Source: Nick Guttridge
The great wonder of this building was the route to it from the street: the expectant wait at the end of the promenade, often filled with excited schoolchildren; the joyous flags of friendly nations; the patterned paving; the open walkway; the change in angle as one crossed the bridge; the moat; the dark foyer with the stained glass; the fabulous explosion of space inside as the exhibition opened out in all directions under the tented roof from that magical elevated circular podium. Cunliffe told me that all this was Johnson-Marshall’s unified concept, and Crowe, the exhibition designer James Gardner and the others were brought in like musicians under the maestro’s baton. The experience was heightened still by the fact that Kensington High Street is a busy road and the Institute site provided not only a breathing space, but a sense that at any moment one could escape from the traffic and experience this fabulous sequence, free of charge, and at any time of day.

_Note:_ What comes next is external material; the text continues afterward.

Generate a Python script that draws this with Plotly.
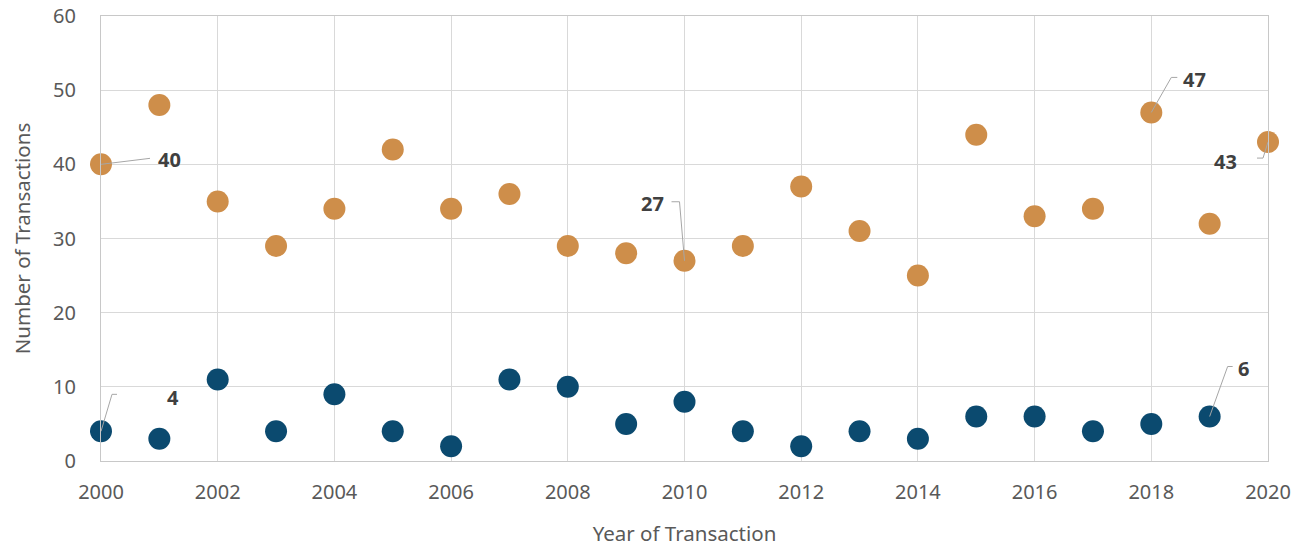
import plotly.graph_objects as go

years_orange = list(range(2000, 2021))
orange_vals = [40, 48, 35, 29, 34, 42, 34, 36, 29, 28, 27, 29, 37, 31, 25, 44, 33, 34, 47, 32, 43]
years_blue = list(range(2000, 2020))
blue_vals = [4, 3, 11, 4, 9, 4, 2, 11, 10, 5, 8, 4, 2, 4, 3, 6, 6, 4, 5, 6]

x_ticks = list(range(2000, 2021, 2))
y_ticks = list(range(0, 61, 10))

ORANGE = "#CE8E4A"
BLUE = "#0B4A6F"
FONT = "Noto Sans"

fig = go.Figure()
fig.add_trace(go.Scatter(x=years_orange, y=orange_vals, mode="markers",
                         marker=dict(color=ORANGE, size=22), cliponaxis=False,
                         showlegend=False, hoverinfo="x+y"))
fig.add_trace(go.Scatter(x=years_blue, y=blue_vals, mode="markers",
                         marker=dict(color=BLUE, size=22), cliponaxis=False,
                         showlegend=False, hoverinfo="x+y"))

# labelled points: (series years, series values, index, leader elbow (dx,dy), end dx, text shift)
labels = [
    (years_orange, orange_vals, 0, (49, 6), 49, (68, 5)),
    (years_blue, blue_vals, 0, (11, 37), 16, (72, 34)),
    (years_orange, orange_vals, 10, (-5, 59), -13, (-32, 57)),
    (years_orange, orange_vals, 18, (20, 35), 26, (43, 33)),
    (years_orange, orange_vals, 20, (-5, -16), -11, (-43, -19)),
    (years_blue, blue_vals, 19, (18, 50), 23, (34, 48)),
]
for xs, ys, i, (ex, ey), endx, (tx, ty) in labels:
    xv, yv = xs[i], ys[i]
    line = dict(color="#A6A6A6", width=1)
    fig.add_shape(type="line", xref="x", yref="y", xsizemode="pixel", ysizemode="pixel",
                  xanchor=xv, yanchor=yv, x0=0, y0=0, x1=ex, y1=ey, line=line, layer="above")
    fig.add_shape(type="line", xref="x", yref="y", xsizemode="pixel", ysizemode="pixel",
                  xanchor=xv, yanchor=yv, x0=ex, y0=ey, x1=endx, y1=ey, line=line, layer="above")
    fig.add_annotation(x=xv, y=yv, text=f"<b>{yv}</b>", showarrow=False,
                       xshift=tx, yshift=ty,
                       font=dict(family=FONT, size=20, color="#404040"))

fig.update_layout(
    width=1307, height=548,
    margin=dict(l=93, r=47, t=8, b=95),
    paper_bgcolor="white", plot_bgcolor="white",
    font=dict(family=FONT, size=20, color="#595959"),
    xaxis=dict(range=[2000, 2020], tickvals=x_ticks, showgrid=True, gridcolor="#D9D9D9",
               gridwidth=1, zeroline=False, showline=True, linecolor="#C8C8C8", mirror=True,
               ticks="", tickfont=dict(size=20, color="#595959"), automargin=False,
               ticklabelstandoff=13, ticklabeloverflow="allow",
               title=dict(text="Year of Transaction", font=dict(size=20.5, color="#595959"), standoff=22)),
    yaxis=dict(range=[0, 60], tickvals=y_ticks, showgrid=True, gridcolor="#D9D9D9",
               gridwidth=1, zeroline=False, showline=True, linecolor="#C8C8C8", mirror=True,
               ticks="", tickfont=dict(size=20, color="#595959"), automargin=False,
               ticklabelstandoff=20, ticklabeloverflow="allow",
               title=dict(text="Number of Transactions", font=dict(size=20.5, color="#595959"), standoff=29)),
)
fig.write_html("out.html")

In the nation of shopkeepers the beauty of a thing is unlikely to justify its survival.
For the building of the Commonwealth Institute was intended at the outset as an educational project. We learned nothing new from the death of it. We were already aware that in the nation of shopkeepers the beauty of a thing is unlikely to justify its survival; we had quickly grown familiar with the moralistic nagging that passed for an arts policy in New Labour Britain. And of fashionable architects everywhere who rush into jobs they scarcely understand, we were reminded again that it matters not how fancy their publications; how magnificent their prizes; how adoring the lecture halls of students; how lavish the colour supplements of the Sunday newspapers; how fawning the television documentaries, if, at the end of the day, they add up to no more than a bunch of men who joined a gang that raped a sacred landscape.
This article was amended on 8 February, 2017 to remove comments suggesting Roger Cunliffe always considered the Commonwealth Institute to be temporary. Cunliffe says, ’I have recently considered the building obsolescent; I have never considered it temporary.’